Step 6: If you’re renting: what “reasonable enjoyment” means in Ontario
If the noise is connected to your landlord’s work (or your landlord ignores a problem in the building), Ontario’s Residential Tenancies Act includes a rule that a landlord must not interfere with a tenant’s “reasonable enjoyment.”
If it turns into a long-running disruption and your landlord won’t take reasonable steps, you may have options through the Landlord and Tenant Board (LTB). The LTB’s T2 (Tenant Rights) materials explicitly include “substantial interference with reasonable enjoyment,” and they talk about situations where the landlord’s work creates interference.
If you’re renting, your next step depends on your lease and building setup—this guide on renting your first apartment in Ontario covers the practical landlord/tenant basics.

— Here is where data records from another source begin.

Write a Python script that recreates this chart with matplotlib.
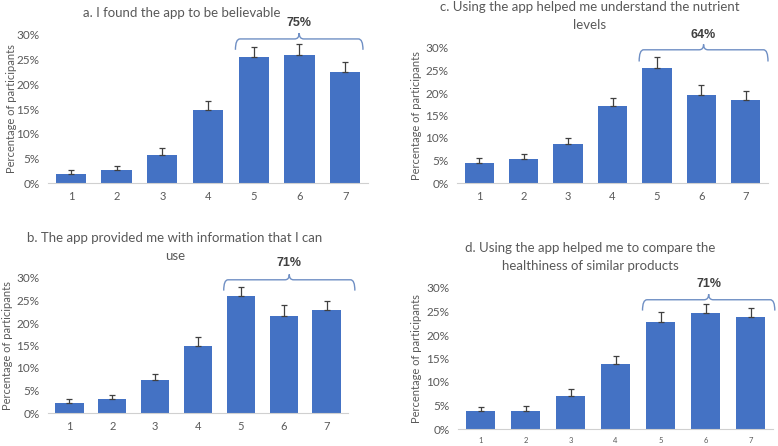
import matplotlib
matplotlib.use("Agg")
import matplotlib.pyplot as plt
from matplotlib.path import Path
from matplotlib.patches import PathPatch
import numpy as np

plt.rcParams["font.family"] = ["Lato", "DejaVu Sans"]

W, H = 778, 446

SCALE = [1, 2, 3, 4, 5, 6, 7]

a_vals = [1.8, 2.6, 5.7, 14.7, 25.5, 25.9, 22.6]
a_err = [0.8, 0.8, 1.3, 1.9, 2.0, 2.2, 2.0]
b_vals = [2.3, 3.2, 7.3, 15.0, 26.0, 21.6, 22.8]
b_err = [0.8, 0.8, 1.4, 1.8, 2.1, 2.3, 2.2]
c_vals = [4.5, 5.4, 8.6, 17.2, 25.6, 19.5, 18.4]
c_err = [1.1, 1.0, 1.4, 1.8, 2.3, 2.2, 2.1]
d_vals = [3.75, 3.75, 7.0, 13.8, 22.7, 24.6, 23.8]
d_err = [1.0, 1.25, 1.5, 1.8, 2.1, 1.9, 1.9]

titles = [["a. I found the app to be believable"],
          ["b. The app provided me with information that I can", "use"],
          ["c. Using the app helped me understand the nutrient", "levels"],
          ["d. Using the app helped me to compare the", "healthiness of similar products"]]
agree_labels = ["75%", "71%", "64%", "71%"]

BLUE = "#4472C4"
GREY = "#595959"

# pixel layout: axes box, title lines (x, first-line y), ylabel x, xtick size, brace top/bottom/label (in %)
panels = [
    dict(vals=a_vals, err=a_err, l=48, r=368, y0=183, y30=35, tx=182, ty=13, yl=12, xts=8,
         bt=29.2, bb=27.0, txt=32.4, bx1=7.39),
    dict(vals=b_vals, err=b_err, l=48, r=348, y0=413, y30=278, tx=175, ty=238, yl=8, xts=8,
         bt=29.6, bb=27.2, txt=33.4, bx1=7.66),
    dict(vals=c_vals, err=c_err, l=457, r=768, y0=183, y30=48, tx=590, ty=7, yl=417, xts=8,
         bt=29.6, bb=27.0, txt=33.0, bx1=7.5),
    dict(vals=d_vals, err=d_err, l=458, r=773, y0=429, y30=288, tx=590, ty=248, yl=417, xts=5.5,
         bt=27.5, bb=25.2, txt=30.9, bx1=7.54),
]
LINE_GAP = 18  # px between title lines

fig = plt.figure(figsize=(W / 100, H / 100), dpi=100)

for p, title, lab in zip(panels, titles, agree_labels):
    ax = fig.add_axes([p["l"] / W, 1 - p["y0"] / H, (p["r"] - p["l"]) / W, (p["y0"] - p["y30"]) / H])
    ax.bar(SCALE, p["vals"], width=0.66, color=BLUE, zorder=2)
    ax.errorbar(SCALE, p["vals"], yerr=[np.zeros(len(SCALE)), p["err"]], fmt="none",
                ecolor="#404040", elinewidth=0.9, capsize=2.5, capthick=0.9, zorder=3)
    ax.set_xlim(0.5, 7.5)
    ax.set_ylim(0, 30)
    ax.set_yticks(range(0, 31, 5))
    ax.set_yticklabels([f"{v}%" for v in range(0, 31, 5)], color=GREY, fontsize=8.5)
    ax.set_xticks(SCALE)
    ax.set_xticklabels([str(s) for s in SCALE], color=GREY, fontsize=p["xts"])
    ax.tick_params(length=0, pad=6)
    for s in ["top", "right", "left"]:
        ax.spines[s].set_visible(False)
    ax.spines["bottom"].set_color("#d0d0d0")

    # curly brace over answers 5-7
    x0, x1 = 4.6, p["bx1"]
    xm = (x0 + x1) / 2
    yt, yb = p["bt"], p["bb"]
    h = 1.2
    dx = 0.1
    verts = [(x0, yb), (x0, yt), (x0 + dx, yt),
             (xm - dx, yt), (xm, yt), (xm, yt + h),
             (xm, yt), (xm + dx, yt),
             (x1 - dx, yt), (x1, yt), (x1, yb)]
    codes = [Path.MOVETO, Path.CURVE3, Path.CURVE3,
             Path.LINETO, Path.CURVE3, Path.CURVE3,
             Path.CURVE3, Path.CURVE3,
             Path.LINETO, Path.CURVE3, Path.CURVE3]
    ax.add_patch(PathPatch(Path(verts, codes), fill=False, edgecolor="#6f8fc4",
                           linewidth=1.0, clip_on=False))
    ax.text(xm, p["txt"], lab, ha="center", va="center", fontsize=9, fontweight="bold",
            color="#404040", family=["Liberation Sans", "DejaVu Sans"], clip_on=False)

    for i, line in enumerate(title):
        fig.text(p["tx"] / W, 1 - (p["ty"] + i * LINE_GAP) / H, line, ha="center", va="center",
                 fontsize=9.5, color=GREY)
    fig.text(p["yl"] / W, 1 - (p["y0"] + p["y30"]) / 2 / H, "Percentage of participants",
             rotation=90, ha="center", va="center", fontsize=8, color=GREY)

fig.savefig("out.png", dpi=100)
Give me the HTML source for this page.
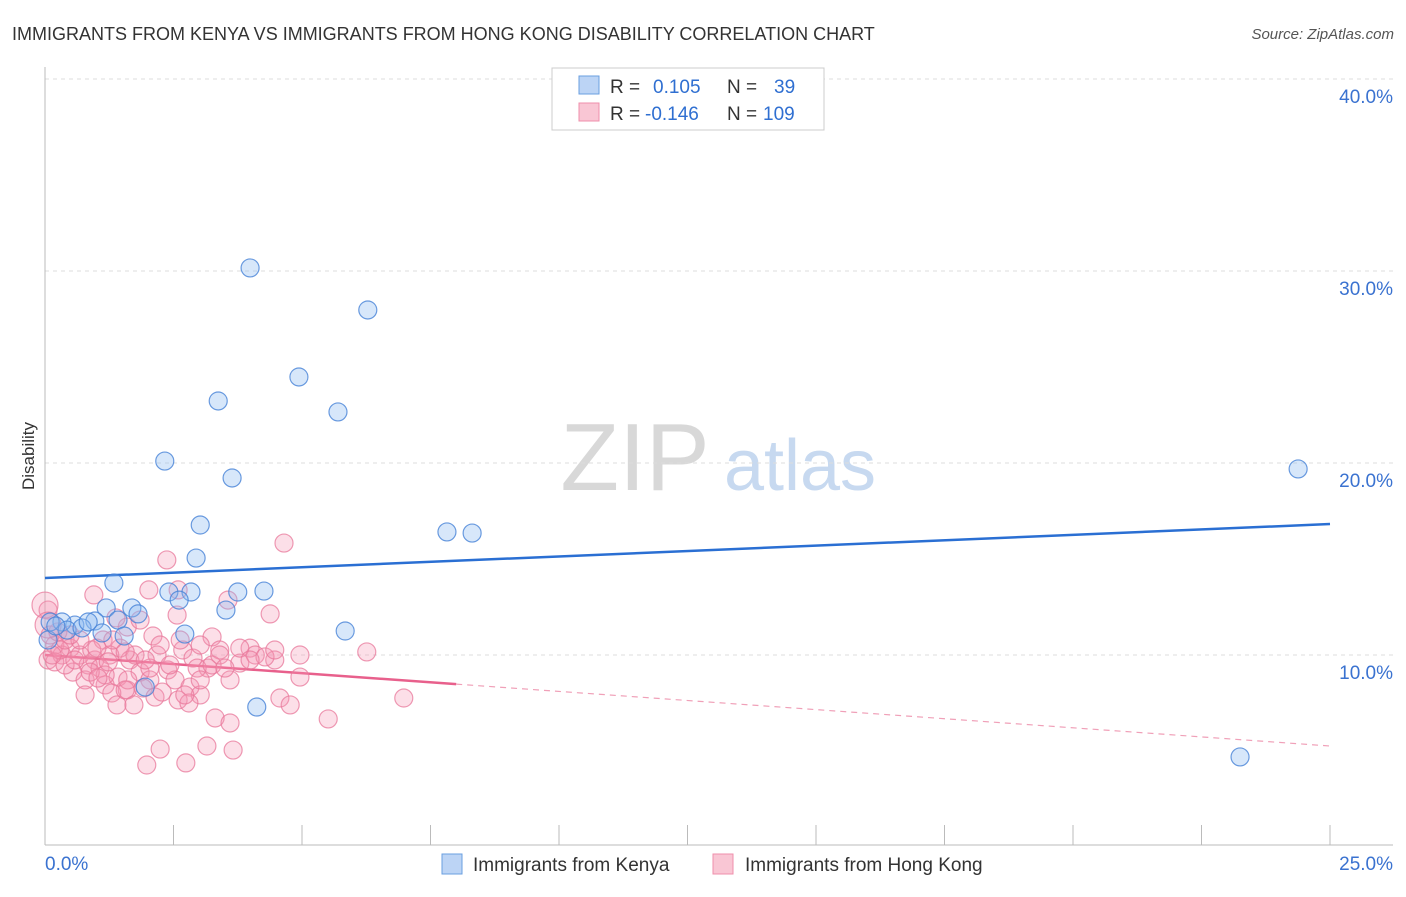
<!DOCTYPE html>
<html><head><meta charset="utf-8"><style>
body{margin:0;background:#fff;font-family:"Liberation Sans",sans-serif;}
svg text{font-family:"Liberation Sans",sans-serif;}
</style></head><body>
<svg id="chart" width="1406" height="892" xmlns="http://www.w3.org/2000/svg">
<text x="12" y="40" font-size="18" fill="#333">IMMIGRANTS FROM KENYA VS IMMIGRANTS FROM HONG KONG DISABILITY CORRELATION CHART</text>
<text x="1394" y="39" font-size="15" fill="#555" font-style="italic" text-anchor="end">Source: ZipAtlas.com</text>
<text x="34" y="456" font-size="17" fill="#333" text-anchor="middle" transform="rotate(-90 34 456)">Disability</text>
<g>
<text x="635" y="490" font-size="96" fill="#d8d8d8" font-family="Liberation Serif" text-anchor="middle">ZIP</text>
<text x="800" y="490" font-size="72" fill="#c7d9f0" text-anchor="middle">atlas</text></g>
<g id="grid"></g><g id="axes"></g><g id="lines"></g><g id="pts"></g>
<g>
<rect x="552" y="68" width="272" height="62" fill="#fff" stroke="#ccc"/>
<rect x="579" y="76" width="20" height="18" fill="#bcd4f5" stroke="#6a9fe0"/>
<rect x="579" y="103" width="20" height="18" fill="#f9c6d4" stroke="#ef8fab"/>
<text x="610" y="93" font-size="19" fill="#333">R = <tspan fill="#2f6fd1" x="653">0.105</tspan><tspan fill="#333" x="727">N =</tspan><tspan fill="#2f6fd1" x="774">39</tspan></text>
<text x="610" y="120" font-size="19" fill="#333">R = <tspan fill="#2f6fd1" x="645">-0.146</tspan><tspan fill="#333" x="727">N =</tspan><tspan fill="#2f6fd1" x="763">109</tspan></text>
</g>
<g>
<rect x="442" y="854" width="20" height="20" fill="#bcd4f5" stroke="#6a9fe0"/>
<text x="473" y="871" font-size="19" fill="#333">Immigrants from Kenya</text>
<rect x="713" y="854" width="20" height="20" fill="#f9c6d4" stroke="#ef8fab"/>
<text x="745" y="871" font-size="19" fill="#333">Immigrants from Hong Kong</text>
</g>
</svg>
<script>
const yTicks=[10,20,30,40];
const xTickLabels=["0.0%","25.0%"];
const kenyaX=[3.99,6.28,4.94,5.70,3.37,2.33,3.64,3.02,2.94,7.82,8.31,24.38,23.25,1.34,2.41,2.84,3.75,4.26,2.61,1.19,1.69,1.81,3.52,1.42,0.97,0.58,0.33,0.10,0.43,0.72,1.11,1.54,2.72,5.84,1.95,4.12,0.06,0.21,0.84];
const kenyaY=[30.16,27.97,24.48,22.66,23.23,20.10,19.22,16.77,15.05,16.41,16.35,19.69,4.69,13.75,13.28,13.28,13.28,13.33,12.86,12.45,12.45,12.14,12.34,11.82,11.77,11.56,11.72,11.72,11.30,11.41,11.15,10.99,11.09,11.25,8.33,7.29,10.78,11.51,11.72];
const hkX=[2.37,4.65,0.95,2.02,1.60,2.57,4.38,3.56,0.06,3.25,2.10,1.13,0.19,0.49,1.46,2.68,3.40,3.99,4.96,6.26,0.33,0.68,0.97,1.26,1.65,2.18,2.88,3.17,3.79,4.47,0.84,1.07,0.54,1.85,2.39,2.96,3.25,0.06,0.19,0.39,0.78,1.17,1.42,2.04,2.53,2.82,3.60,1.60,1.91,1.30,2.14,2.59,3.02,4.96,4.57,4.77,0.78,1.40,1.73,2.80,3.31,3.60,5.51,6.98,2.24,3.15,3.66,1.98,2.74,0.29,0.58,0.91,0.39,0.10,0.25,2.24,2.63,3.02,4.09,4.28,1.75,3.79,1.32,1.56,2.43,2.04,3.99,3.40,1.17,0.88,1.95,3.02,2.28,1.61,0.14,1.01,1.23,0.68,1.03,3.50,4.47,2.72,1.85,0.49,1.56,0.00,0.06,1.38,2.59];
const hkY=[14.95,15.83,13.13,13.39,11.46,12.08,12.14,12.86,12.34,10.94,10.99,10.78,10.52,10.36,10.36,10.26,10.26,10.36,10.00,10.16,10.00,10.00,9.74,10.00,9.74,10.00,9.84,9.32,9.58,9.74,9.48,9.32,9.11,9.11,9.22,9.32,9.48,9.74,9.64,9.48,8.70,8.44,8.85,8.70,8.70,8.33,8.70,8.18,8.28,8.02,7.81,7.66,7.92,8.85,7.76,7.40,7.92,7.40,7.40,7.50,6.72,6.46,6.67,7.76,5.10,5.26,5.05,4.27,4.38,10.26,9.74,10.26,10.78,11.04,11.20,10.52,10.78,10.52,10.00,9.90,10.00,10.36,10.78,10.16,9.48,9.32,9.74,10.00,8.96,9.11,9.74,8.70,8.07,8.70,10.00,10.36,9.64,10.78,8.80,9.32,10.26,7.92,11.82,11.04,8.18,12.60,11.56,11.93,13.39];
const kenyaTrend=[14.01,16.82];
const hkTrend=[10.0,5.26];
const hkSolidEnd=8.0;
const NS="http://www.w3.org/2000/svg";
const X=v=>45+v/25*1285, Y=v=>847-v*19.2;
function mk(parent,tag,attrs){const e=document.createElementNS(NS,tag);for(const k in attrs)e.setAttribute(k,attrs[k]);document.getElementById(parent).appendChild(e);return e;}
yTicks.forEach(t=>{
 const l=mk('grid','line',{x1:45,x2:1393,y1:Y(t),y2:Y(t),stroke:'#ddd','stroke-dasharray':'4 4'});
 
 
 const tx=mk('grid','text',{x:1393,y:Y(t)+24,'font-size':19,fill:'#3a72d0','text-anchor':'end'});
 tx.textContent=t.toFixed(1)+'%';
 
 
});
let a=mk('axes','line',{x1:45,x2:45,y1:67,y2:845,stroke:'#bbb'});


a=mk('axes','line',{x1:45,x2:1393,y1:845,y2:845,stroke:'#bbb'});


for(let i=0;i<=10;i++){const t=mk('axes','line',{x1:X(i*2.5),x2:X(i*2.5),y1:825,y2:845,stroke:'#bbb'});
 
 }
[[0,'start',45],[1,'end',1393]].forEach(([i,anc,x])=>{const t=mk('axes','text',{x:x,y:870,'font-size':19,fill:'#3a72d0','text-anchor':anc});t.textContent=xTickLabels[i];
 
 });
const dot=(x,y,cls,fill,stroke,r)=>{const c=mk('pts','circle',{cx:X(x),cy:Y(y),r:r,fill:fill,stroke:stroke,'stroke-width':1.2});
 
 };
hkX.forEach((x,i)=>dot(x,hkY[i],'hongkong-point','rgba(244,150,180,0.3)','rgba(232,120,155,0.75)',(i>=105&&i<=106)?13:9));
kenyaX.forEach((x,i)=>dot(x,kenyaY[i],'kenya-point','rgba(140,185,240,0.35)','rgba(70,130,215,0.8)',9));
let ln=mk('lines','line',{x1:X(0),y1:Y(kenyaTrend[0]),x2:X(25),y2:Y(kenyaTrend[1]),stroke:'#2a6fd3','stroke-width':2.5});


const hy=x=>hkTrend[0]+(hkTrend[1]-hkTrend[0])*x/25;
ln=mk('lines','line',{x1:X(0),y1:Y(hy(0)),x2:X(hkSolidEnd),y2:Y(hy(hkSolidEnd)),stroke:'#e8608c','stroke-width':2.5});


ln=mk('lines','line',{x1:X(hkSolidEnd),y1:Y(hy(hkSolidEnd)),x2:X(25),y2:Y(hy(25)),stroke:'#f0a0b8','stroke-width':1.2,'stroke-dasharray':'6 5'});


</script>
</body></html>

This isn’t legal advice, but it’s a practical boundary: your landlord can’t just shrug forever if the disruption is tied to their choices or their contractors.
Step 7: If you’re in a condo: use the condo’s noise process
Condo noise is its own universe because you have:
- condo rules/bylaws, and
- the condominium corporation’s enforcement steps
The Condominium Authority of Ontario (CAO) treats noise as a common issue (including noise from external construction) and outlines a step-by-step approach that starts with identifying the issue and following the condo’s process.
Mini case: what a “good complaint” looks like
Let’s say work starts at 6:20 a.m. for four mornings.
A weak complaint: “Construction is loud and annoying.”
A strong complaint:
- Mon–Thu: 6:20–7:05 a.m., saw cutting + reversing beeps
- Location: rear lane behind [street]
- Impact: woke household, can’t take calls until after 9
- Attach: 7-day log + 15-second clip + photo of site sign (if available)
That second version gives bylaw staff something actionable.
What you can do at home (without pretending it solves everything)
These don’t replace enforcement, but they make the week survivable:
- Put white noise between you and the window (not across the room)
- Move your desk/bed to the quietest interior wall if possible
- Use earplugs for sleep + over-ear protection for short bursts (saws/jackhammers)
If noise triggers headaches, panic, or sleep problems, loop in a trusted adult or healthcare professional. (This guide stays on the practical/reporting side.)
FAQ
Can construction start at 7 a.m. in Ontario?
Sometimes, yes — depending on your city. Toronto, Ottawa, and Mississauga all have different allowed windows. Check your municipality’s construction-noise page.
What if the work is “allowed” but still brutal?
If it’s within permitted hours, you can still:
Ask the site contact for mitigation (barriers, scheduling the worst work later), and
Report it as a concern (some cities log permitted/exempted noise to guide enforcement/policy).
What if it’s road work overnight?
Big infrastructure projects sometimes run overnight and may operate under different rules or exemptions. Ask for the project contact and request the mitigation plan.
I’m renting. Can I ask for compensation?
Rent issues are fact-specific. If the disruption is substantial and connected to your landlord’s actions or contractors, Ontario’s tenant-rights process (including the LTB) discusses “reasonable enjoyment.” Get legal help if you’re considering formal steps.